## [Instructions to follow]
Of the material below, the lines to be retyped are those from the line containing "The picture is" through the line containing "-33.0, -8.6, -20.7, -35.1, -43.9]", inclusive; reproduce them exactly.

## [Data segment]
+++

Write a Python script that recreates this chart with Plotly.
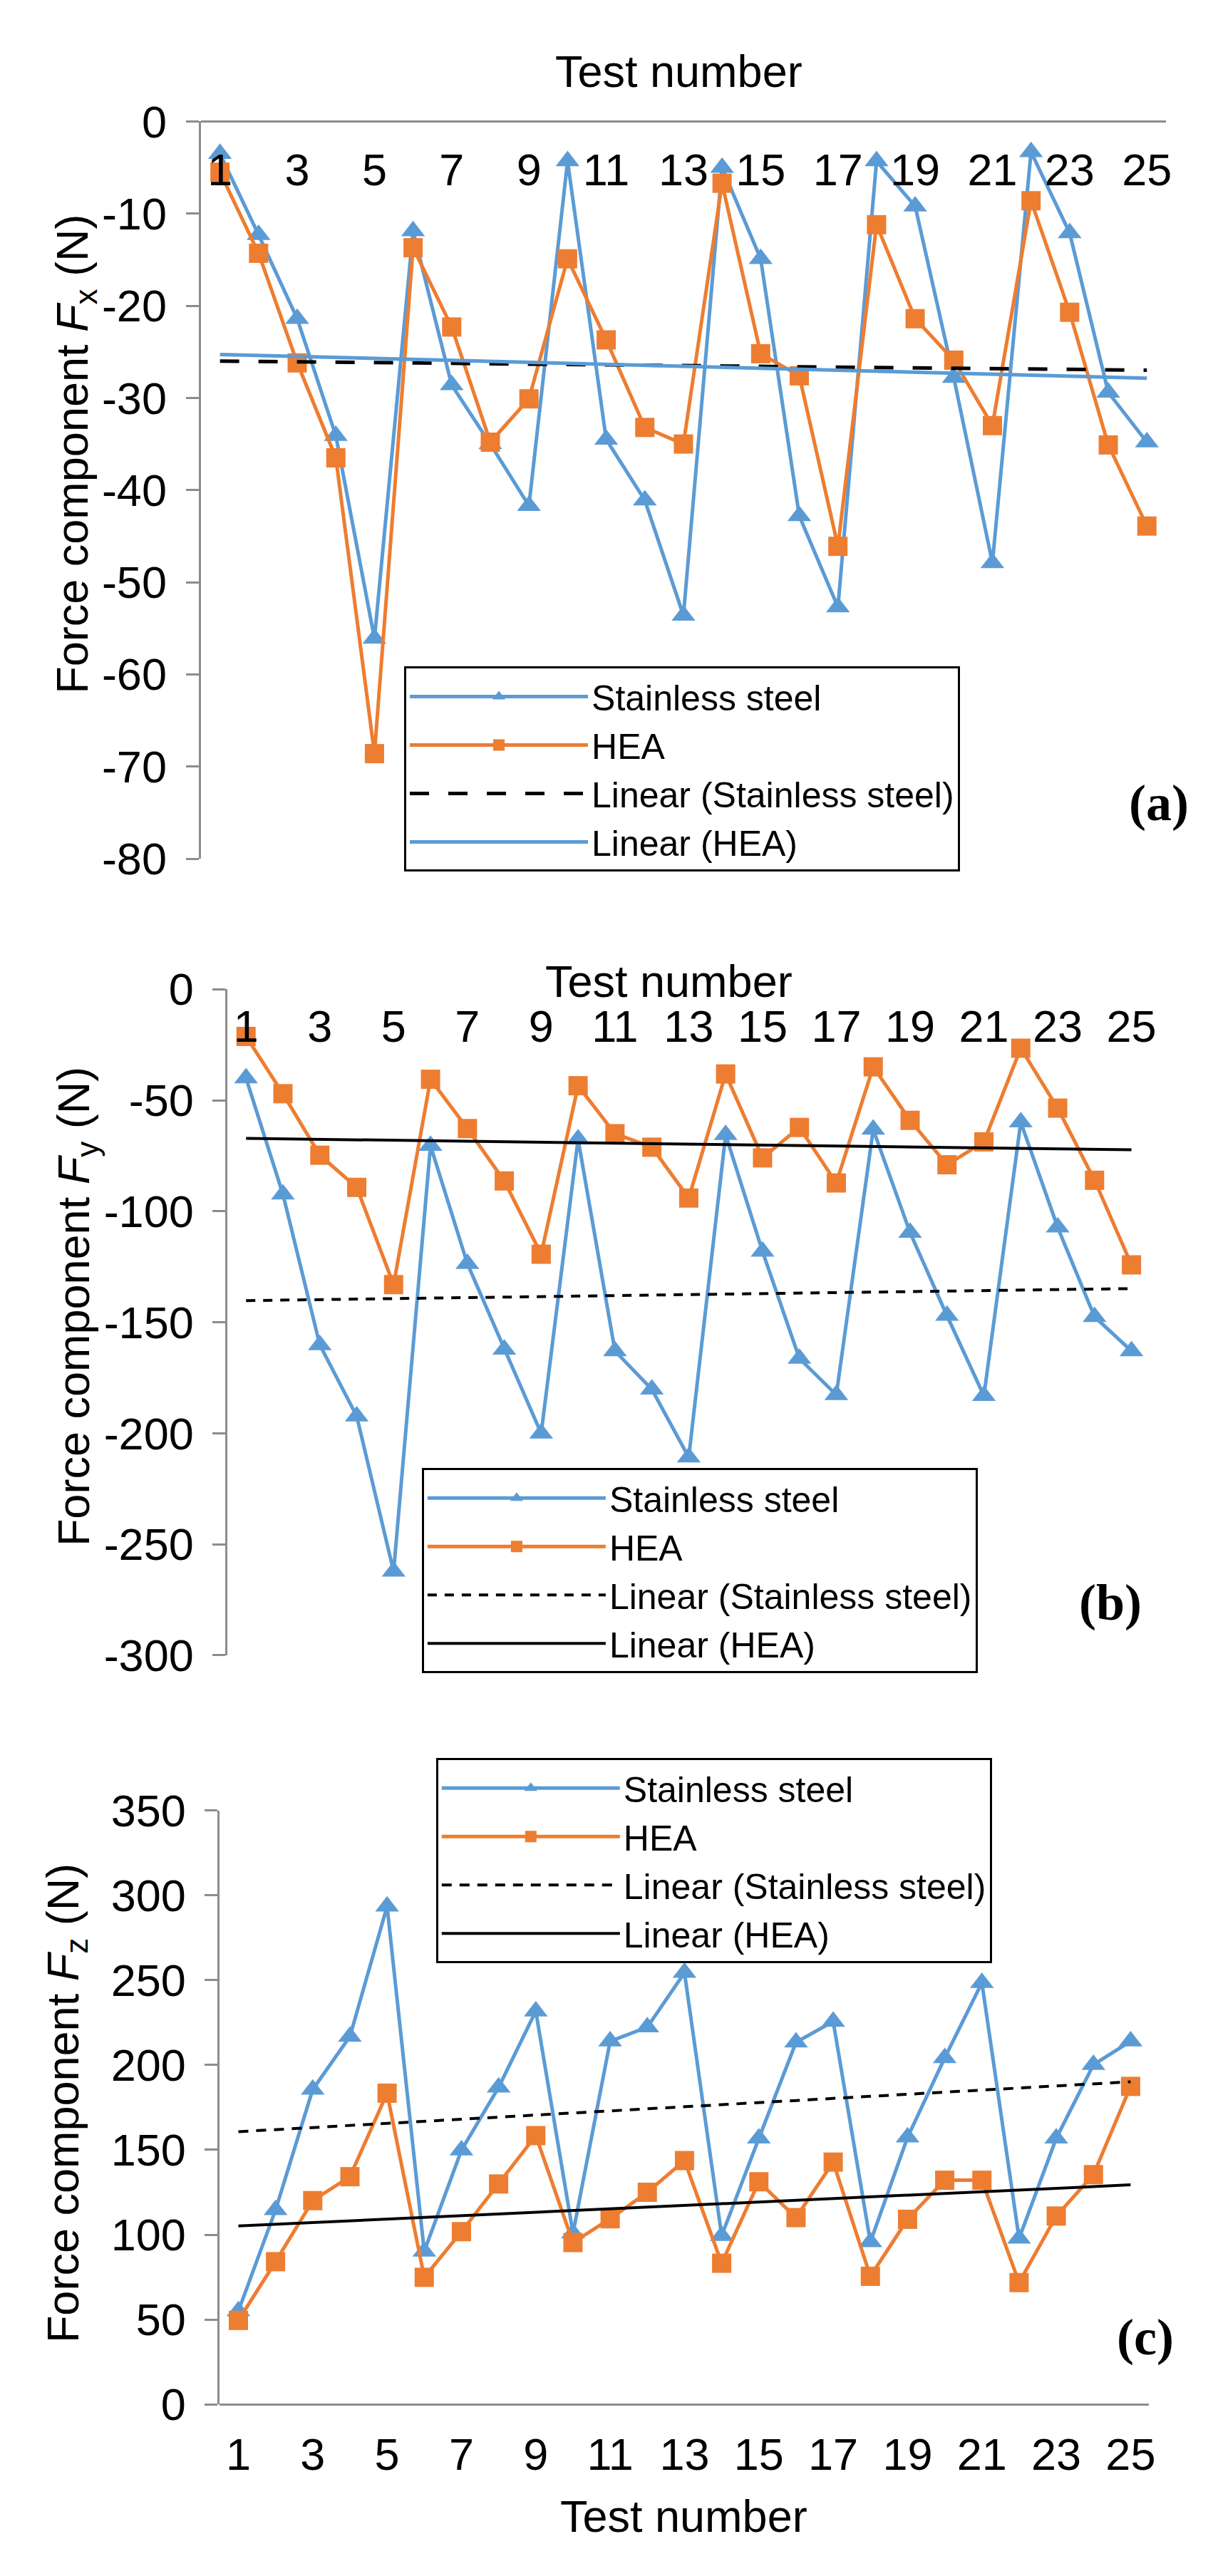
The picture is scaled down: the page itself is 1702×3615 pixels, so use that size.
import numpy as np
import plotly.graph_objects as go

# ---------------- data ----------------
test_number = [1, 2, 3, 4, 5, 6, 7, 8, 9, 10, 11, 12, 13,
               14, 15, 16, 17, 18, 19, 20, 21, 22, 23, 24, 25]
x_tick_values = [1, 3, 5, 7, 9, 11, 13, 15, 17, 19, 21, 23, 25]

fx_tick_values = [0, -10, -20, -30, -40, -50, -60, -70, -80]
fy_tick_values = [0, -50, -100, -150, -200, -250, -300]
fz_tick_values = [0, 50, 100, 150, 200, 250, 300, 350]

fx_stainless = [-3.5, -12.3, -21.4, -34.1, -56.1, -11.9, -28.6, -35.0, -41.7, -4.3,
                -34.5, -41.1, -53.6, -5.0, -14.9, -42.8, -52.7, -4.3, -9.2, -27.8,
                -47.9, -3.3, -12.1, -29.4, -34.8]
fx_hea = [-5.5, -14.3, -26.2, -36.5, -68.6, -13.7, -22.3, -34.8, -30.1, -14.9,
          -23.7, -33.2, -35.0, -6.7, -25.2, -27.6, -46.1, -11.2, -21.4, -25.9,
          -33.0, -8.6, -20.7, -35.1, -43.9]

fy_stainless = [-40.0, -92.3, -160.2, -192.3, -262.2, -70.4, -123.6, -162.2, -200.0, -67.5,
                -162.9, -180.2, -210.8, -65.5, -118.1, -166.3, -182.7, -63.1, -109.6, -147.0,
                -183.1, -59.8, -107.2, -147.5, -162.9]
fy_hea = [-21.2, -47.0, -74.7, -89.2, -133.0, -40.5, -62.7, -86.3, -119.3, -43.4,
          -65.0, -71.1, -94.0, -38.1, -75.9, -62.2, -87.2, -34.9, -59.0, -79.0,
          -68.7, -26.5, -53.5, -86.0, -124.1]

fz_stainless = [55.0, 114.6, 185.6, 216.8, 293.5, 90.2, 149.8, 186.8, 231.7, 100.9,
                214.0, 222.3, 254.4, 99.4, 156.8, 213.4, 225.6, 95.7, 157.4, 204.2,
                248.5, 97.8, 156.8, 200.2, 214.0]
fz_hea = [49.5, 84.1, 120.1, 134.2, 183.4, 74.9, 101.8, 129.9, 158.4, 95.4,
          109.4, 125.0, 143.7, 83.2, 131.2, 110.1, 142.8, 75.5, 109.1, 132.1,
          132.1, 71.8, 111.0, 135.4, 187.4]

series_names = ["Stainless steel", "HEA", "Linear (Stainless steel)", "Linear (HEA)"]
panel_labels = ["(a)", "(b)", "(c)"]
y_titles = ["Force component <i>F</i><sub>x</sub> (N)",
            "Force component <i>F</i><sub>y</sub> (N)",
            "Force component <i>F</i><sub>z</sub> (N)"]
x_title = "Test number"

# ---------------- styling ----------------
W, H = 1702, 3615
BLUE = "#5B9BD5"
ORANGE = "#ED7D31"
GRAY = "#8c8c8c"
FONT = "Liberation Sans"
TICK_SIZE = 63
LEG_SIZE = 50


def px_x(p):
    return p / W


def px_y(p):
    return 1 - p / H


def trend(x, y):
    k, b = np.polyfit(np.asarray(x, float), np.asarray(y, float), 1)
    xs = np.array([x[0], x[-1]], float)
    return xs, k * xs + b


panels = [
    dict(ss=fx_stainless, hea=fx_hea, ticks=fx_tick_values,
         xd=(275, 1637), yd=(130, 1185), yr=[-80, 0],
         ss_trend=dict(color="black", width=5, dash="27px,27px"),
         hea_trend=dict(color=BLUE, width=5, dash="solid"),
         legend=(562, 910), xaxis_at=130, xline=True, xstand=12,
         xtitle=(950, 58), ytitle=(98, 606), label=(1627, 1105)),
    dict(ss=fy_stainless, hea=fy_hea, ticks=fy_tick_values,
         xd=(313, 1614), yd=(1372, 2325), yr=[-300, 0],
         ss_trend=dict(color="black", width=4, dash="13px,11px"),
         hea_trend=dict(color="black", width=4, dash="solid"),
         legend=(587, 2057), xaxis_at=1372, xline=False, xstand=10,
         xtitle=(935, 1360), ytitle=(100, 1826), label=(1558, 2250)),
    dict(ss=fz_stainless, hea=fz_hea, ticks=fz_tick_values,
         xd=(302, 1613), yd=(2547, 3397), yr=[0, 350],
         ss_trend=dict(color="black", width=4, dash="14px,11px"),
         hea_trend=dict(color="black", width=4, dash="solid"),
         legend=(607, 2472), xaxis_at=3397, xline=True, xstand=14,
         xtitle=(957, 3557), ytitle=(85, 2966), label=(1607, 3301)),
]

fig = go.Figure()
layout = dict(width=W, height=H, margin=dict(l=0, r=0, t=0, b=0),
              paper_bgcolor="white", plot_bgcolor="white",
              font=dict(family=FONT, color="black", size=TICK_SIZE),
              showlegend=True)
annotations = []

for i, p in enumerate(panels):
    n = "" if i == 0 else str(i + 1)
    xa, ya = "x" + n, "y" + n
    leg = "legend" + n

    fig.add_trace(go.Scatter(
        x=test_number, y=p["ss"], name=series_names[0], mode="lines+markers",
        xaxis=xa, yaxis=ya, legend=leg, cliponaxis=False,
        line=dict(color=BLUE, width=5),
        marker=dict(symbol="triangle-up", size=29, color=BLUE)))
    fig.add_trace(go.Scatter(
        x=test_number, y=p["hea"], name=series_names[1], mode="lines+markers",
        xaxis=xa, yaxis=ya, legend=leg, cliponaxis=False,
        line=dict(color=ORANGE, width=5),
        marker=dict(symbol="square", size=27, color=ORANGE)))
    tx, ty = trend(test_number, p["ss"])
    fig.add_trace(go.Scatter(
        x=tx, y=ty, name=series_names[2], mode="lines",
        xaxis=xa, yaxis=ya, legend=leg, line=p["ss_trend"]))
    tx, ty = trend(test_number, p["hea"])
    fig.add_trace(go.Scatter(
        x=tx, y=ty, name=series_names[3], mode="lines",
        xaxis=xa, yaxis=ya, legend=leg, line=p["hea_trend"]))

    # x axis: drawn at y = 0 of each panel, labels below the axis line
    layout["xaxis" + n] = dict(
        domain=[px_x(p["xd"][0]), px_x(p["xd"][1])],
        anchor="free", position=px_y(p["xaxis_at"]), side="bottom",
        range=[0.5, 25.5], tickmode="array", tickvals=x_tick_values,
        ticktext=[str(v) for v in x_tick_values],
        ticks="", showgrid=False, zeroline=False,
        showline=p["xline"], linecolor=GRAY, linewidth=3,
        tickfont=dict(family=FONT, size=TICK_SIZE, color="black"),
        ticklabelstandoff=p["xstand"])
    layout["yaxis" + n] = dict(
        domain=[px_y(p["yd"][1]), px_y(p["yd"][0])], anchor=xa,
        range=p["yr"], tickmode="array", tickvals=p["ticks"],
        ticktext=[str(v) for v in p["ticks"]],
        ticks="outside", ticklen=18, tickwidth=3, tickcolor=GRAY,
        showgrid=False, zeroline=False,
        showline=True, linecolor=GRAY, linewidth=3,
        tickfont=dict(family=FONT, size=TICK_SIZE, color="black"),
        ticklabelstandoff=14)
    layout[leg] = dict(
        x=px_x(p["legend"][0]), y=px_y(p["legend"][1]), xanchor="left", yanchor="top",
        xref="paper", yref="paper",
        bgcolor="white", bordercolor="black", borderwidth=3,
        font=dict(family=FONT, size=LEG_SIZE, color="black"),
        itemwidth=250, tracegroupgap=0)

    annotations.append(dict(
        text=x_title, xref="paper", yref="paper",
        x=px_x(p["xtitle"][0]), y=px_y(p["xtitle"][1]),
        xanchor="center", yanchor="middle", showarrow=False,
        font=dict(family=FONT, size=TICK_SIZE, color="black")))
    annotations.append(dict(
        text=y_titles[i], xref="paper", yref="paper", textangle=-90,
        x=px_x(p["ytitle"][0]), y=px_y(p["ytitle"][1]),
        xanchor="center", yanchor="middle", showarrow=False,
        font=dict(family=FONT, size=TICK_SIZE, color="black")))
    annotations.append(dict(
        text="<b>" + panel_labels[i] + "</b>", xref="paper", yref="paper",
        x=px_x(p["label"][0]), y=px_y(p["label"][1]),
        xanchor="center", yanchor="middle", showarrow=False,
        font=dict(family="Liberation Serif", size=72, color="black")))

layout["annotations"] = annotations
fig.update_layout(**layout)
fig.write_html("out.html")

+++

## [Exercise result]
The picture is scaled down: the page itself is 1702×3615 pixels, so use that size.
import numpy as np
import plotly.graph_objects as go

# ---------------- data ----------------
test_number = [1, 2, 3, 4, 5, 6, 7, 8, 9, 10, 11, 12, 13,
               14, 15, 16, 17, 18, 19, 20, 21, 22, 23, 24, 25]
x_tick_values = [1, 3, 5, 7, 9, 11, 13, 15, 17, 19, 21, 23, 25]

fx_tick_values = [0, -10, -20, -30, -40, -50, -60, -70, -80]
fy_tick_values = [0, -50, -100, -150, -200, -250, -300]
fz_tick_values = [0, 50, 100, 150, 200, 250, 300, 350]

fx_stainless = [-3.5, -12.3, -21.4, -34.1, -56.1, -11.9, -28.6, -35.0, -41.7, -4.3,
                -34.5, -41.1, -53.6, -5.0, -14.9, -42.8, -52.7, -4.3, -9.2, -27.8,
                -47.9, -3.3, -12.1, -29.4, -34.8]
fx_hea = [-5.5, -14.3, -26.2, -36.5, -68.6, -13.7, -22.3, -34.8, -30.1, -14.9,
          -23.7, -33.2, -35.0, -6.7, -25.2, -27.6, -46.1, -11.2, -21.4, -25.9,
          -33.0, -8.6, -20.7, -35.1, -43.9]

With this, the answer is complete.